In 1836, it was decided to centralise the administration of the four provincial forces under Dublin Castle. Supervised by a county inspector, the Royal Irish Constabulary in each county was subdivided into a number of districts, with its own district inspector. They in turn were assisted by a head constable based at the district HQ, responsible for operational policing and the conduct of the men in the barracks. There were a number of barracks in each district, usually with a sergeant and four constables.
The RIC is probably best remembered for engaging in the unpopular role of protecting bailiffs who were executing distress warrants and evicting tenants during the land war. This duty was greatly disliked by many RIC men as many of them had come from rural backgrounds. Other duties however, included collecting agricultural statistics, census taking, escorting prisoners, weights and measures inspection, patrolling and acquiring a thorough knowledge of the district under their jurisdiction and building good relations with the local community. Life in the RIC was not a simple one as it was governed by a strict code of discipline. For example, there was no official system of duty, rest days or annual leave, and constables were barred from voting in elections. Members could not marry until they had at least seven years service and any potential bride had to be vetted to ensure her social suitability. It was also forbidden for policemen and their wives to sell produce, take lodgers or engage in certain forms of trade.

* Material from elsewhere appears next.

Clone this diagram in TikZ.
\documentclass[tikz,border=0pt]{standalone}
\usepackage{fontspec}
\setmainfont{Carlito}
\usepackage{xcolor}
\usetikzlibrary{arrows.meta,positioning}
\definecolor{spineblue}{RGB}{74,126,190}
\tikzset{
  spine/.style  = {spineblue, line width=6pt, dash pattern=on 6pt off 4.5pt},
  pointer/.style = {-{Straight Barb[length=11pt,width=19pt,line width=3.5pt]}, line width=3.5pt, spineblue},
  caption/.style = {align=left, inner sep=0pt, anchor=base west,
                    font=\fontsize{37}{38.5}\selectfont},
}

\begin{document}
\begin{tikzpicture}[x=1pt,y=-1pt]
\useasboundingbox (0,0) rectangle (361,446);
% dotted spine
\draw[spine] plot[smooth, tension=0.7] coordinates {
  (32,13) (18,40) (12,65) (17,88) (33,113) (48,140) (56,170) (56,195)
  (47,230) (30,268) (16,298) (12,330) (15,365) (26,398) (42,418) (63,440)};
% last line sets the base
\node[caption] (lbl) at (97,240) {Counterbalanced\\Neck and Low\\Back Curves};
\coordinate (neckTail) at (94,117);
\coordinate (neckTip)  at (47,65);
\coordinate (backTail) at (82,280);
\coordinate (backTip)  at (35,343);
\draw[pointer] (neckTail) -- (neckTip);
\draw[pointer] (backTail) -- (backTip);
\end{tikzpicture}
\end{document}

Nonetheless, by the end of the 19th century there were some 11,000 constables in the RIC (one of whom was my great-grandfather, Sergeant John Rattigan) and there were 1,600 barracks throughout the countryside. The force was 70% Catholic, representative of the religious composition of the country. In terms of political beliefs, Catholic RIC men were obviously loyal to the crown. Seán Spellissy, in his book The Ennis Compendium, remarks that when King Edward VII was crowned in 1902, the Union flag was flown over the RIC barracks in Clarecastle. Although loyal to the crown and unable to vote, many RIC personnel were against the Act of Union and supported the Home Rule party. As a result large numbers of RIC resigned to follow John Redmond’s call to fight for Britain during the First World War.
During the War of Independence, the Royal Irish Constabulary was again in the front line defending the authority of the British Crown. Rural RIC Barracks were systematically targeted by the IRA to capture arms and also to drive the British authority out of the countryside. For the RIC in Clare, there was no exception. At Ruan on October 15, 1920, the mid-Clare Brigade of the IRA attacked the RIC barracks in the village, wounding the sergeant and two constables. A constable, John Bergin, is recorded on the RIC memorial in St Paul’s Cathedral, London as having been killed in Ennis on March 21, 1921. Further evidence of the hostilities of the time can be seen in the recently published History and Folklore of Cooraclare and Cree, where there is a photograph of an RIC barracks covered in Republican graffiti.
Many RIC men resigned during the War of Independence. To make up the numbers, an RIC Special Reserve was formed from the unemployed British former rank and file veterans of the First World War, better known as the Black and Tans. In addition, an RIC Auxiliary Division was recruited in Britain from unemployed veterans of the First World War who had been officers. Both had fierce reputations.
The Dublin Metropolitan Police was formed in 1836 and unlike the RIC, were unarmed. They were the longest surviving independent urban police force in Ireland – the forces in Belfast and Derry had long since been disbanded – with new recruits trained at the depot in Kevin Street, Dublin. Included in the Dublin Metropolitan force was a mounted troop which was disbanded in 1919 and a detective division nicknamed “G Men” formed to combat the IRA during the War of Independence.
Following independence, the RIC was disbanded and replaced in February 1922 by the Civic Guards. It was an unarmed force that quickly evolved into the Garda Siochana. The Dublin Metropolitan Police was authorised to act in conjunction with Gardai outside the capital in 1924 and was formally amalgamated into the new force in 1925.